3. The characteristics and pathogenic effects of SARS-CoV-2 are unprecedented. The virus is highly transmissible, onset-hidden, multi-organ targeting, sequelae-unclear, lethal, and associated with various symptoms and complications.
4. SARS-CoV-2 caused a world-wide pandemic, taking hundreds of thousands of lives and shutting down the global economy. It has a destructive power like no other.
Judging from the evidence that we and others have gathered, we believe that finding the origin of SARS-CoV-2 should involve an independent audit of the WIV P4 laboratories and the laboratories of their close collaborators. Such an investigation should have taken place long ago and should not be delayed any further.

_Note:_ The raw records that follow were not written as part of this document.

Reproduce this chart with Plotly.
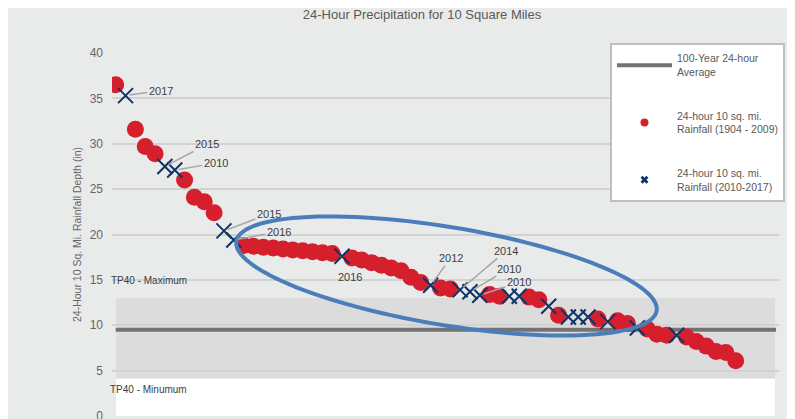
"""
24-hour precipitation for 10 square miles — ranked storm depths.
"""

import numpy as np
import plotly.graph_objects as go

# ── Data ────────────────────────────────────────────────────────────────────
# rank position of each storm (1 = largest) and its depth in inches
hist_rank = [1, 3, 4, 5, 8, 9, 10, 11,
             14, 15, 16, 17, 18, 19, 20, 21, 22, 23,
             25, 26, 27, 28, 29, 30, 31, 32,
             34, 35, 39, 40, 43, 44, 46, 50, 52, 53,
             55, 56, 57, 59, 60, 61, 62, 63, 64]
hist_depth = [36.5, 31.6, 29.7, 28.9, 26.0, 24.1, 23.6, 22.4,
              18.8, 18.7, 18.6, 18.5, 18.4, 18.3, 18.2, 18.1, 18.0, 17.9,
              17.4, 17.2, 16.9, 16.6, 16.3, 16.0, 15.3, 14.7,
              14.1, 14.0, 13.4, 13.2, 13.1, 12.8, 11.1, 10.7, 10.5, 10.2,
              9.6, 9.0, 8.9, 8.7, 8.2, 7.7, 7.1, 7.0, 6.1]

recent_rank = [2, 6, 7, 12, 13, 24, 33, 36, 37, 38,
               41, 42, 45, 47, 48, 49, 51, 54, 58]
recent_depth = [35.3, 27.5, 27.1, 20.4, 19.4, 17.6, 14.4, 13.9, 13.7, 13.3,
                13.2, 13.2, 12.1, 10.9, 10.9, 10.9, 10.4, 9.7, 8.9]
recent_year = ["2017", "2015", "2010", "2015", "2016", "2016", "2012",
               "2014", "2010", "2010", "", "", "", "", "", "", "", "", ""]

avg_depth = 9.5          # 100-year 24-hour average
tp40_max, tp40_min = 13.0, 4.1

# ── Geometry (page px; the page body adds an 8px offset) ───────────────────
W, H = 795, 419
OFF = 8
PL, PR, PT, PB = 112, 779, 53, 416          # plot area on the page
X0, X1 = 0.624, 68.4
Y0, Y1 = 0, 40


def px_to_data(px, py):
    x = X0 + (px - PL) / (PR - PL) * (X1 - X0)
    y = Y1 - (py - PT) / (PB - PT) * (Y1 - Y0)
    return x, y


RED = "#d61f2c"
NAVY = "#0e3468"
FONT = "Liberation Sans, Arial, sans-serif"

fig = go.Figure()

# ── 100-year average line ───────────────────────────────────────────────────
fig.add_trace(go.Scatter(
    x=[hist_rank[0], 68.1], y=[avg_depth, avg_depth],
    mode="lines", line=dict(color="#737373", width=4),
    showlegend=False, hoverinfo="skip",
))

# ── Storm points ────────────────────────────────────────────────────────────
fig.add_trace(go.Scatter(
    x=hist_rank, y=hist_depth, mode="markers",
    marker=dict(color=RED, size=17, line=dict(width=0)),
    showlegend=False,
))
fig.add_trace(go.Scatter(
    x=recent_rank, y=recent_depth, mode="markers",
    marker=dict(symbol="x-thin", size=15, color=NAVY,
                line=dict(color=NAVY, width=2)),
    showlegend=False,
))

# legend-only entries (small symbols like the original key)
fig.add_trace(go.Scatter(
    x=[None], y=[None], mode="lines", name="100-Year 24-hour<br>Average",
    line=dict(color="#737373", width=4), legendgroup="a",
))
fig.add_trace(go.Scatter(
    x=[None], y=[None], mode="markers",
    name="24-hour 10 sq. mi.<br>Rainfall (1904 - 2009)",
    marker=dict(color=RED, size=8), legendgroup="b",
))
fig.add_trace(go.Scatter(
    x=[None], y=[None], mode="markers",
    name="24-hour 10 sq. mi.<br>Rainfall (2010-2017)",
    marker=dict(symbol="x", size=7, color=NAVY), legendgroup="c",
))

# ── Year labels with leader lines ───────────────────────────────────────────
offsets = [(35, -5), (42, -22), (41, -7), (45, -17), (45, -8), None,
           (20, -27), (46, -39), (39, -23), (39, -13)]
for r, d, yr, off in zip(recent_rank, recent_depth, recent_year, offsets):
    if not yr:
        continue
    if off is None:
        fig.add_annotation(x=r, y=d, text=yr, showarrow=False,
                           xshift=8, yshift=-21,
                           font=dict(size=11, color="#404040"))
    else:
        fig.add_annotation(x=r, y=d, text=yr, showarrow=True,
                           ax=off[0], ay=off[1], arrowhead=0,
                           arrowwidth=1.5, arrowcolor="#a6a6a6", standoff=4,
                           font=dict(size=11, color="#404040"))

# ── TP40 bands ──────────────────────────────────────────────────────────────
fig.add_shape(type="rect", xref="paper", x0=0.006, x1=0.994,
              y0=tp40_min, y1=tp40_max, layer="below",
              fillcolor="#dcdcdc", line=dict(width=0))
fig.add_shape(type="rect", xref="paper", x0=0.006, x1=0.994,
              y0=0, y1=tp40_min, layer="below",
              fillcolor="#ffffff", line=dict(width=0))
fig.add_annotation(xref="paper", x=-0.005, y=14.9, text="TP40 - Maximum",
                   xanchor="left", showarrow=False,
                   font=dict(size=10, color="#404040"))
fig.add_annotation(xref="paper", x=-0.006, y=2.9, text="TP40 - Minumum",
                   xanchor="left", showarrow=False,
                   font=dict(size=10, color="#404040"))

# ── Highlight ellipse ───────────────────────────────────────────────────────
cx, cy, a, b, ang = 446.5, 276, 213, 49, np.deg2rad(9.4)
t = np.linspace(0, 2 * np.pi, 120)
ex = cx + a * np.cos(t) * np.cos(ang) - b * np.sin(t) * np.sin(ang)
ey = cy + a * np.cos(t) * np.sin(ang) + b * np.sin(t) * np.cos(ang)
pts = [px_to_data(u, v) for u, v in zip(ex, ey)]
path = "M " + " L ".join(f"{u:.3f},{v:.3f}" for u, v in pts) + " Z"
fig.add_shape(type="path", path=path, layer="above",
              line=dict(color="#4a7ebb", width=4))

# ── Layout ──────────────────────────────────────────────────────────────────
fig.update_layout(
    width=W, height=H,
    margin=dict(l=PL - OFF, r=W + OFF - PR, t=PT - OFF, b=H + OFF - PB,
                autoexpand=False),
    paper_bgcolor="#e9ebea", plot_bgcolor="#e9ebea",
    font=dict(family=FONT, color="#595959"),
    title=dict(text="24-Hour Precipitation for 10 Square Miles",
               x=(422 - OFF) / W, xanchor="center",
               y=1 - (14 - OFF) / H, yanchor="middle",
               font=dict(size=13, color="#595959")),
    xaxis=dict(range=[X0, X1], showgrid=False, zeroline=False,
               showticklabels=False, showline=False),
    yaxis=dict(range=[Y0, Y1], dtick=5, showgrid=True,
               gridcolor="#d2d2d2", gridwidth=1.5, zeroline=False,
               ticklabelstandoff=8,
               tickfont=dict(size=12, color="#666666"),
               title=dict(text="24-Hour 10 Sq. Mi. Rainfall Depth (in)",
                          font=dict(size=10.5, color="#666666"),
                          standoff=5)),
    legend=dict(x=(610 - PL) / (PR - PL), y=1 + (PT - 43) / (PB - PT),
                xanchor="left", yanchor="top",
                bgcolor="#ffffff", bordercolor="#bfbfbf", borderwidth=2,
                font=dict(size=10.5, color="#595959"),
                itemwidth=55, tracegroupgap=27, traceorder="grouped"),
    showlegend=True,
)

fig.write_html("out.html")
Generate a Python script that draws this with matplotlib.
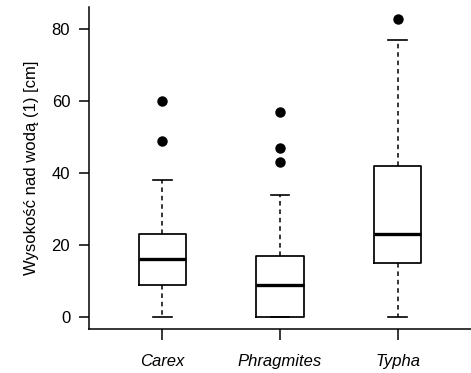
import matplotlib
matplotlib.use("Agg")
import matplotlib.pyplot as plt

categories = ["Carex", "Phragmites", "Typha"]
whislo = [0, 0, 0]
q1 = [9, 0, 15]
med = [16, 9, 23]
q3 = [23, 17, 42]
whishi = [38, 34, 77]
fliers = [[49, 60], [43, 47, 57], [83]]
yticks = [0, 20, 40, 60, 80]

plt.rcParams['font.family'] = ['Liberation Sans', 'DejaVu Sans']

fig = plt.figure(figsize=(4.71, 3.73), dpi=100)
ax = fig.add_axes([89/471, 1 - 329/373, 1 - 89/471, (329 - 7)/373])

stats = []
for i, c in enumerate(categories):
    stats.append(dict(label=c, whislo=whislo[i], q1=q1[i], med=med[i],
                      q3=q3[i], whishi=whishi[i], fliers=fliers[i]))

ax.bxp(stats, positions=[1, 2, 3], widths=0.4, capwidths=0.16,
       showfliers=True,
       boxprops=dict(color='black', linewidth=1.25),
       medianprops=dict(color='black', linewidth=2.4, solid_capstyle='butt'),
       whiskerprops=dict(color='black', linewidth=1.1, linestyle=(0, (3, 2.5))),
       capprops=dict(color='black', linewidth=1.2),
       flierprops=dict(marker='o', markerfacecolor='black', markeredgecolor='black',
                       markersize=6.5, linestyle='none'))

ax.set_xlim(0.38, 3.62)
ax.set_ylim(-3.34, 86.2)
ax.set_yticks(yticks)
ax.set_yticklabels([str(v) for v in yticks], fontsize=12)
ax.set_xticks([1, 2, 3])
ax.set_xticklabels(categories, fontsize=12, fontstyle='italic')
ax.tick_params(axis='y', direction='out', length=7.5, width=1.1, pad=6)
ax.tick_params(axis='x', direction='out', length=8, width=1.1, pad=10)
ax.spines['top'].set_visible(False)
ax.spines['right'].set_visible(False)
ax.spines['left'].set_linewidth(1.1)
ax.spines['bottom'].set_linewidth(1.1)
ax.set_ylabel("Wysokość nad wodą (1) [cm]", fontsize=12, labelpad=9)

fig.savefig("out.png", dpi=100)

We also note that in the publication of the chimeric virus SHC015-MA15 in 2015, the attribution of funding of Zhengli Shi by the NIAID was initially left out. It was reinstated in the publication in 2016 in a corrigendum, perhaps after the meeting in January 2016 to reinstate NIH funding for gain-of-function research on viruses. This is an unusual scientific behavior, which needs an explanation for. What is not thoroughly described in this report is the various evidence indicating that several coronaviruses recently published (RaTG13, RmYN02, and several pangolin coronaviruses) are highly suspicious and likely fraudulent. These fabrications would serve no purpose other than to deceive the scientific community and the general public so that the true identity of SARS-CoV-2 is hidden.
Although exclusion of details of such evidence does not alter the conclusion of the current report, we do believe that these details would provide additional support for our contention that SARS-CoV-2 is a laboratory-enhanced virus and a product of gain-of-function research. A follow-up report focusing on such additional evidence is now being prepared and will be submitted shortly.